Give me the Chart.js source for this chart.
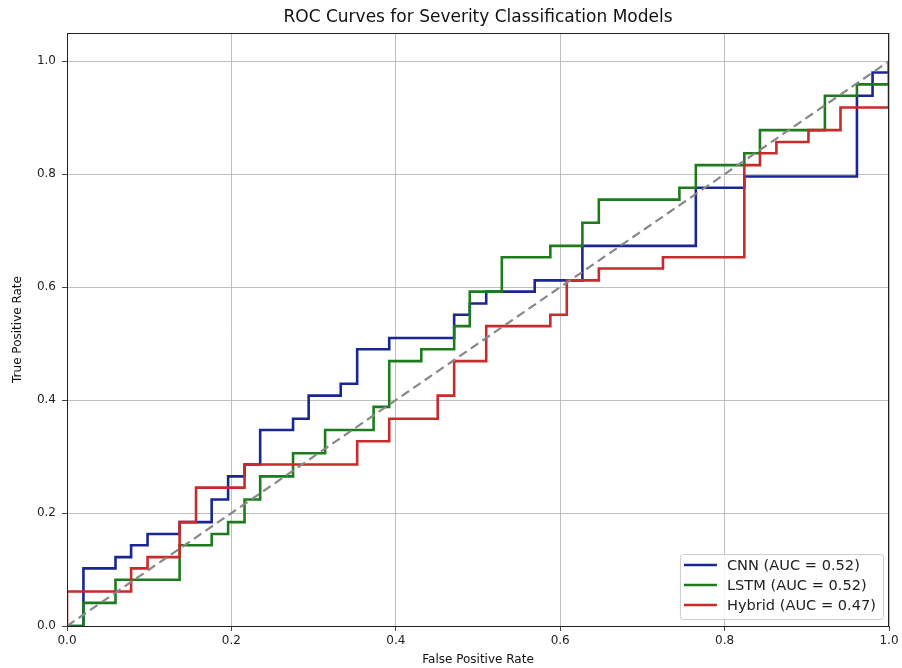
<!DOCTYPE html>
<html><head><meta charset="utf-8">
<script src="https://cdn.jsdelivr.net/npm/chart.js@4.4.1/dist/chart.umd.min.js"></script>
<style>html,body{margin:0;padding:0;background:#fff;}canvas{display:block;}</style>
</head><body>
<canvas id="c" width="902" height="668"></canvas>
<script>
// ---- data ----
const modelNames = ['CNN', 'LSTM', 'Hybrid'];
const aucValues = [0.52, 0.52, 0.47];

const cnnFpr = [0, 0.020, 0.020, 0.059, 0.059, 0.078, 0.078, 0.098, 0.098, 0.137, 0.137, 0.176, 0.176, 0.196, 0.196, 0.216, 0.216, 0.235, 0.235, 0.275, 0.275, 0.294, 0.294, 0.333, 0.333, 0.353, 0.353, 0.392, 0.392, 0.471, 0.471, 0.490, 0.490, 0.510, 0.510, 0.569, 0.569, 0.627, 0.627, 0.765, 0.765, 0.824, 0.824, 0.961, 0.961, 0.980, 0.980, 1.000, 1.000];
const cnnTpr = [0, 0, 0.102, 0.102, 0.122, 0.122, 0.143, 0.143, 0.163, 0.163, 0.184, 0.184, 0.224, 0.224, 0.265, 0.265, 0.286, 0.286, 0.347, 0.347, 0.367, 0.367, 0.408, 0.408, 0.429, 0.429, 0.490, 0.490, 0.510, 0.510, 0.551, 0.551, 0.571, 0.571, 0.592, 0.592, 0.612, 0.612, 0.673, 0.673, 0.776, 0.776, 0.796, 0.796, 0.939, 0.939, 0.980, 0.980, 1.000];

const lstmFpr = [0, 0.020, 0.020, 0.059, 0.059, 0.137, 0.137, 0.176, 0.176, 0.196, 0.196, 0.216, 0.216, 0.235, 0.235, 0.275, 0.275, 0.314, 0.314, 0.373, 0.373, 0.392, 0.392, 0.431, 0.431, 0.471, 0.471, 0.490, 0.490, 0.529, 0.529, 0.588, 0.588, 0.627, 0.627, 0.647, 0.647, 0.745, 0.745, 0.765, 0.765, 0.824, 0.824, 0.843, 0.843, 0.922, 0.922, 0.961, 0.961, 1.000, 1.000];
const lstmTpr = [0, 0, 0.041, 0.041, 0.082, 0.082, 0.143, 0.143, 0.163, 0.163, 0.184, 0.184, 0.224, 0.224, 0.265, 0.265, 0.306, 0.306, 0.347, 0.347, 0.388, 0.388, 0.469, 0.469, 0.490, 0.490, 0.531, 0.531, 0.592, 0.592, 0.653, 0.653, 0.673, 0.673, 0.714, 0.714, 0.755, 0.755, 0.776, 0.776, 0.816, 0.816, 0.837, 0.837, 0.878, 0.878, 0.939, 0.939, 0.959, 0.959, 1.000];

const hybridFpr = [0, 0, 0.078, 0.078, 0.098, 0.098, 0.137, 0.137, 0.157, 0.157, 0.216, 0.216, 0.353, 0.353, 0.392, 0.392, 0.451, 0.451, 0.471, 0.471, 0.510, 0.510, 0.588, 0.588, 0.608, 0.608, 0.647, 0.647, 0.725, 0.725, 0.824, 0.824, 0.843, 0.843, 0.863, 0.863, 0.902, 0.902, 0.941, 0.941, 1.000, 1.000];
const hybridTpr = [0, 0.061, 0.061, 0.102, 0.102, 0.122, 0.122, 0.184, 0.184, 0.245, 0.245, 0.286, 0.286, 0.327, 0.327, 0.367, 0.367, 0.408, 0.408, 0.469, 0.469, 0.531, 0.531, 0.551, 0.551, 0.612, 0.612, 0.633, 0.633, 0.653, 0.653, 0.816, 0.816, 0.837, 0.837, 0.857, 0.857, 0.878, 0.878, 0.918, 0.918, 1.000];

const chanceFpr = [0, 1];
const chanceTpr = [0, 1];

const xTicks = [0, 0.2, 0.4, 0.6, 0.8, 1.0];
const yTicks = [0, 0.2, 0.4, 0.6, 0.8, 1.0];

const titleText = 'ROC Curves for Severity Classification Models';
const xLabel = 'False Positive Rate';
const yLabel = 'True Positive Rate';

// ---- styling ----
const FONT = "'DejaVu Sans', sans-serif";
const colors = ['#1a2692', '#1d7b1d', '#c82b2b'];
const pts = (xs, ys) => xs.map((x, i) => ({ x: x, y: ys[i] }));

const series = [pts(cnnFpr, cnnTpr), pts(lstmFpr, lstmTpr), pts(hybridFpr, hybridTpr)];
const datasets = series.map((d, i) => ({
  label: modelNames[i] + ' (AUC = ' + aucValues[i].toFixed(2) + ')',
  data: d,
  showLine: true,
  borderColor: colors[i],
  backgroundColor: colors[i],
  borderWidth: 2.6,
  pointRadius: 0,
  pointHoverRadius: 0,
  tension: 0,
  fill: false,
  order: 3 - i
}));
datasets.push({
  label: 'chance',
  data: pts(chanceFpr, chanceTpr),
  showLine: true,
  borderColor: '#888888',
  borderWidth: 2.2,
  borderDash: [9, 5],
  pointRadius: 0,
  fill: false,
  order: 0,
  isChance: true
});

const decorPlugin = {
  id: 'decor',
  afterDatasetsDraw(chart) {
    const { ctx, chartArea: a } = chart;
    ctx.save();
    ctx.strokeStyle = '#222';
    ctx.lineWidth = 1;
    ctx.strokeRect(Math.round(a.left) + 0.5, Math.round(a.top) + 0.5, Math.round(a.right - a.left) - 1, Math.round(a.bottom - a.top));
    ctx.restore();
  },
  afterDraw(chart) {
    const { ctx, chartArea: a } = chart;
    ctx.save();
    // title
    ctx.fillStyle = '#111';
    ctx.textAlign = 'center';
    ctx.textBaseline = 'middle';
    ctx.font = '17px ' + FONT;
    ctx.fillText(titleText, (a.left + a.right) / 2, 18);
    // axis labels
    ctx.font = '12px ' + FONT;
    ctx.fillText(xLabel, (a.left + a.right) / 2, 660);
    ctx.translate(18, (a.top + a.bottom) / 2);
    ctx.rotate(-Math.PI / 2);
    ctx.fillText(yLabel, 0, 0);
    ctx.restore();

    // legend (lower right, inside the axes)
    const ds = chart.data.datasets.filter(d => !d.isChance);
    ctx.save();
    ctx.font = '14.6px ' + FONT;
    const maxW = Math.max(...ds.map(d => ctx.measureText(d.label).width));
    const lineLen = 33, pad = 4, gap = 10, rowH = 20;
    const w = pad + lineLen + gap + maxW + 7;
    const h = rowH * ds.length + 5;
    const right = a.right - 6, bottom = a.bottom - 7;
    const left = right - w, top = bottom - h;
    ctx.beginPath();
    if (ctx.roundRect) ctx.roundRect(left + 0.5, top + 0.5, w, h, 3); else ctx.rect(left + 0.5, top + 0.5, w, h);
    ctx.fillStyle = 'rgba(255,255,255,0.85)';
    ctx.fill();
    ctx.strokeStyle = '#cccccc';
    ctx.lineWidth = 1;
    ctx.stroke();
    ds.forEach((d, i) => {
      const y = top + 11 + i * rowH;
      ctx.beginPath();
      ctx.strokeStyle = d.borderColor;
      ctx.lineWidth = 2.6;
      ctx.moveTo(left + pad, y);
      ctx.lineTo(left + pad + lineLen, y);
      ctx.stroke();
      ctx.fillStyle = '#222';
      ctx.textAlign = 'left';
      ctx.textBaseline = 'middle';
      ctx.fillText(d.label, left + pad + lineLen + gap, y + 1);
    });
    ctx.restore();
  }
};

function axisOpts(ticksArr, isX) {
  return {
    type: 'linear',
    position: isX ? 'bottom' : 'left',
    min: 0,
    max: isX ? 1 : 1.05,
    afterBuildTicks: s => { s.ticks = ticksArr.map(v => ({ value: v })); },
    afterFit: s => { if (isX) s.height = 42; else s.width = 67; },
    border: { display: false },
    grid: { color: '#b8b8b8', lineWidth: 0.9, tickLength: 5, tickColor: '#333', drawTicks: true },
    ticks: {
      font: { family: FONT, size: 12 },
      color: '#222',
      padding: isX ? 3 : 6,
      maxRotation: 0,
      autoSkip: false,
      callback: v => Number(v).toFixed(1)
    }
  };
}

new Chart(document.getElementById('c'), {
  type: 'scatter',
  data: { datasets: datasets },
  options: {
    responsive: false,
    animation: false,
    devicePixelRatio: 1,
    layout: { padding: { top: 33, right: 13, bottom: 0, left: 0 } },
    plugins: { legend: { display: false }, title: { display: false }, tooltip: { enabled: false } },
    scales: { x: axisOpts(xTicks, true), y: axisOpts(yTicks, false) }
  },
  plugins: [decorPlugin]
});
</script>
</body></html>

--------------------

→ Requirement
Return nothing but the lines running from the start of the data to the line with "0.980, 0.980, 1.000];", please, both ends included and no pictures.

→ Output
Give me the Chart.js source for this chart.
<!DOCTYPE html>
<html><head><meta charset="utf-8">
<script src="https://cdn.jsdelivr.net/npm/chart.js@4.4.1/dist/chart.umd.min.js"></script>
<style>html,body{margin:0;padding:0;background:#fff;}canvas{display:block;}</style>
</head><body>
<canvas id="c" width="902" height="668"></canvas>
<script>
// ---- data ----
const modelNames = ['CNN', 'LSTM', 'Hybrid'];
const aucValues = [0.52, 0.52, 0.47];

const cnnFpr = [0, 0.020, 0.020, 0.059, 0.059, 0.078, 0.078, 0.098, 0.098, 0.137, 0.137, 0.176, 0.176, 0.196, 0.196, 0.216, 0.216, 0.235, 0.235, 0.275, 0.275, 0.294, 0.294, 0.333, 0.333, 0.353, 0.353, 0.392, 0.392, 0.471, 0.471, 0.490, 0.490, 0.510, 0.510, 0.569, 0.569, 0.627, 0.627, 0.765, 0.765, 0.824, 0.824, 0.961, 0.961, 0.980, 0.980, 1.000, 1.000];
const cnnTpr = [0, 0, 0.102, 0.102, 0.122, 0.122, 0.143, 0.143, 0.163, 0.163, 0.184, 0.184, 0.224, 0.224, 0.265, 0.265, 0.286, 0.286, 0.347, 0.347, 0.367, 0.367, 0.408, 0.408, 0.429, 0.429, 0.490, 0.490, 0.510, 0.510, 0.551, 0.551, 0.571, 0.571, 0.592, 0.592, 0.612, 0.612, 0.673, 0.673, 0.776, 0.776, 0.796, 0.796, 0.939, 0.939, 0.980, 0.980, 1.000];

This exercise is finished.